◆ What needs to be done: Could you print every line from the first one of the records below through the line containing "0, lineWidth: 1", with both included and nothing else?

◆ Provided records:

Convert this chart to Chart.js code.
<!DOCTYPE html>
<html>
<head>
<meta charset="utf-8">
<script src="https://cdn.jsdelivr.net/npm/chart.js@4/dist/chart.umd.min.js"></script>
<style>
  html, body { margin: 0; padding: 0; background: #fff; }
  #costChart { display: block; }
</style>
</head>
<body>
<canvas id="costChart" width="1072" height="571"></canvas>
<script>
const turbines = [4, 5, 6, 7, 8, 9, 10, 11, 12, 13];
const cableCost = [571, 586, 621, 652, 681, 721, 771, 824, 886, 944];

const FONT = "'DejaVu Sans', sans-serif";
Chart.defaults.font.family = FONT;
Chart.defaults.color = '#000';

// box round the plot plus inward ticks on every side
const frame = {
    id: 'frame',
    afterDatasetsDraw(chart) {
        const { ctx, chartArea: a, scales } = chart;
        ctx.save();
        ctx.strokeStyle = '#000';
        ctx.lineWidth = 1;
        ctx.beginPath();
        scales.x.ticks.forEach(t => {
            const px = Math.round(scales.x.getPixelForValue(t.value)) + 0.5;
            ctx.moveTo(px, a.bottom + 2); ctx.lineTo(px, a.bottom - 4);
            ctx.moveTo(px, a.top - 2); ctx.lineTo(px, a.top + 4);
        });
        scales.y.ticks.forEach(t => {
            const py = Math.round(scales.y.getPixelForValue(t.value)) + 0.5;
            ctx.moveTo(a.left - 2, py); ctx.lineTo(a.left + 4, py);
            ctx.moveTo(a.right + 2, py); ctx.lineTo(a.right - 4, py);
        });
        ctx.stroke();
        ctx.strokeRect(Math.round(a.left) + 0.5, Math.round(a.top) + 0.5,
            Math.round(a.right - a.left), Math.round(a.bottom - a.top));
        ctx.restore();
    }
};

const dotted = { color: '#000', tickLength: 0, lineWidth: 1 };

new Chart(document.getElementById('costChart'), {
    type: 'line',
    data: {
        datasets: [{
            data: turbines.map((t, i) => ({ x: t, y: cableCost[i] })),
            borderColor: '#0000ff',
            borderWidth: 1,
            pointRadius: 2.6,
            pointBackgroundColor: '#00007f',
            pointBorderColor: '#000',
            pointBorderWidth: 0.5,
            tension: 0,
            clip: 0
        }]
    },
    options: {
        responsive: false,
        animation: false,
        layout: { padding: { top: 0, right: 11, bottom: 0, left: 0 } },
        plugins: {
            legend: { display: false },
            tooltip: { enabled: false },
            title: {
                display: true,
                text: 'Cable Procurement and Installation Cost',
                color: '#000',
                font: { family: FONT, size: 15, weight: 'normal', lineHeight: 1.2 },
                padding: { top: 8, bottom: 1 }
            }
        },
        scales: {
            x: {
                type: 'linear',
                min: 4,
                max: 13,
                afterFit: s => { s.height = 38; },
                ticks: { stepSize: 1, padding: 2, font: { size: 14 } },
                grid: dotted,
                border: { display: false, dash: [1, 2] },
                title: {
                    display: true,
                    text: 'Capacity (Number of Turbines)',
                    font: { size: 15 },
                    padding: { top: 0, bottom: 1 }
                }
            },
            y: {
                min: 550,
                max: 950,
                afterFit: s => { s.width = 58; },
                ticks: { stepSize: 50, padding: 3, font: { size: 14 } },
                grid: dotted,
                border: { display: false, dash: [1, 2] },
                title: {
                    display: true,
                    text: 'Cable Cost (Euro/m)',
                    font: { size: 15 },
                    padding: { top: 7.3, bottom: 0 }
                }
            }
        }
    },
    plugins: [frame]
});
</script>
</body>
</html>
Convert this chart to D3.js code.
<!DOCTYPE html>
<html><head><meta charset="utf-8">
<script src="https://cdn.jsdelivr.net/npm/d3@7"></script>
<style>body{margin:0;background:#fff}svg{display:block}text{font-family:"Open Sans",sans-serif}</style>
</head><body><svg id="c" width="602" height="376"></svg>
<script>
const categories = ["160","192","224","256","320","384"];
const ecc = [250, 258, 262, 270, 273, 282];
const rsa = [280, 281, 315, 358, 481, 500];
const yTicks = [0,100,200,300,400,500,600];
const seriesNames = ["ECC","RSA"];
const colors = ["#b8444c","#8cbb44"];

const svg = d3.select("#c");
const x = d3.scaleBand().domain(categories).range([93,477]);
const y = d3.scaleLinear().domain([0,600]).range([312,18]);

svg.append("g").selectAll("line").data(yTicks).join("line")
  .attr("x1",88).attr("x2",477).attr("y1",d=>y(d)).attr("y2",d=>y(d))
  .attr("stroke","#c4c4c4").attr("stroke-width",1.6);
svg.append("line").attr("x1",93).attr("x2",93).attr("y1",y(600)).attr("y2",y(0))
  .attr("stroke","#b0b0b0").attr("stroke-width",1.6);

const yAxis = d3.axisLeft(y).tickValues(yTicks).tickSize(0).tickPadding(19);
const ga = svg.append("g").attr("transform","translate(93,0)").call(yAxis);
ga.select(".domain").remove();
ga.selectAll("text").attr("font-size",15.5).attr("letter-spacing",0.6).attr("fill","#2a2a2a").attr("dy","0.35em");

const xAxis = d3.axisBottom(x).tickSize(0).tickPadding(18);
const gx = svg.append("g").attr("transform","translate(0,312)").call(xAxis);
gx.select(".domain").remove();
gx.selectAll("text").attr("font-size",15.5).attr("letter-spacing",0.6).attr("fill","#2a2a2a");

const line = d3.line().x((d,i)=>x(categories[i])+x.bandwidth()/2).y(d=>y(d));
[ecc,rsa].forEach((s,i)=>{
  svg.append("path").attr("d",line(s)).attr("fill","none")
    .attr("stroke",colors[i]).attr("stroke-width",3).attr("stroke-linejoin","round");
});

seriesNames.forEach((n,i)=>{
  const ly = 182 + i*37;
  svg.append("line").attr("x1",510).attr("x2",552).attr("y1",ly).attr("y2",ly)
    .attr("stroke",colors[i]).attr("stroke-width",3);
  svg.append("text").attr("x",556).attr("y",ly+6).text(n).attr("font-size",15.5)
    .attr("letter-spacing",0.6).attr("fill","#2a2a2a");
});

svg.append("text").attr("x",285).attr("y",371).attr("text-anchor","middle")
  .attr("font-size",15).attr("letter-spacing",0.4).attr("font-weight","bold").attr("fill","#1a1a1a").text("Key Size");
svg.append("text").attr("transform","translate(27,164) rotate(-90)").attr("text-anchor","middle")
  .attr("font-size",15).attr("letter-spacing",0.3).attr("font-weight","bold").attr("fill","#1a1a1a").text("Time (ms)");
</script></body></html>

◆ Completed task:
Convert this chart to Chart.js code.
<!DOCTYPE html>
<html>
<head>
<meta charset="utf-8">
<script src="https://cdn.jsdelivr.net/npm/chart.js@4/dist/chart.umd.min.js"></script>
<style>
  html, body { margin: 0; padding: 0; background: #fff; }
  #costChart { display: block; }
</style>
</head>
<body>
<canvas id="costChart" width="1072" height="571"></canvas>
<script>
const turbines = [4, 5, 6, 7, 8, 9, 10, 11, 12, 13];
const cableCost = [571, 586, 621, 652, 681, 721, 771, 824, 886, 944];

const FONT = "'DejaVu Sans', sans-serif";
Chart.defaults.font.family = FONT;
Chart.defaults.color = '#000';

// box round the plot plus inward ticks on every side
const frame = {
    id: 'frame',
    afterDatasetsDraw(chart) {
        const { ctx, chartArea: a, scales } = chart;
        ctx.save();
        ctx.strokeStyle = '#000';
        ctx.lineWidth = 1;
        ctx.beginPath();
        scales.x.ticks.forEach(t => {
            const px = Math.round(scales.x.getPixelForValue(t.value)) + 0.5;
            ctx.moveTo(px, a.bottom + 2); ctx.lineTo(px, a.bottom - 4);
            ctx.moveTo(px, a.top - 2); ctx.lineTo(px, a.top + 4);
        });
        scales.y.ticks.forEach(t => {
            const py = Math.round(scales.y.getPixelForValue(t.value)) + 0.5;
            ctx.moveTo(a.left - 2, py); ctx.lineTo(a.left + 4, py);
            ctx.moveTo(a.right + 2, py); ctx.lineTo(a.right - 4, py);
        });
        ctx.stroke();
        ctx.strokeRect(Math.round(a.left) + 0.5, Math.round(a.top) + 0.5,
            Math.round(a.right - a.left), Math.round(a.bottom - a.top));
        ctx.restore();
    }
};

const dotted = { color: '#000', tickLength: 0, lineWidth: 1 };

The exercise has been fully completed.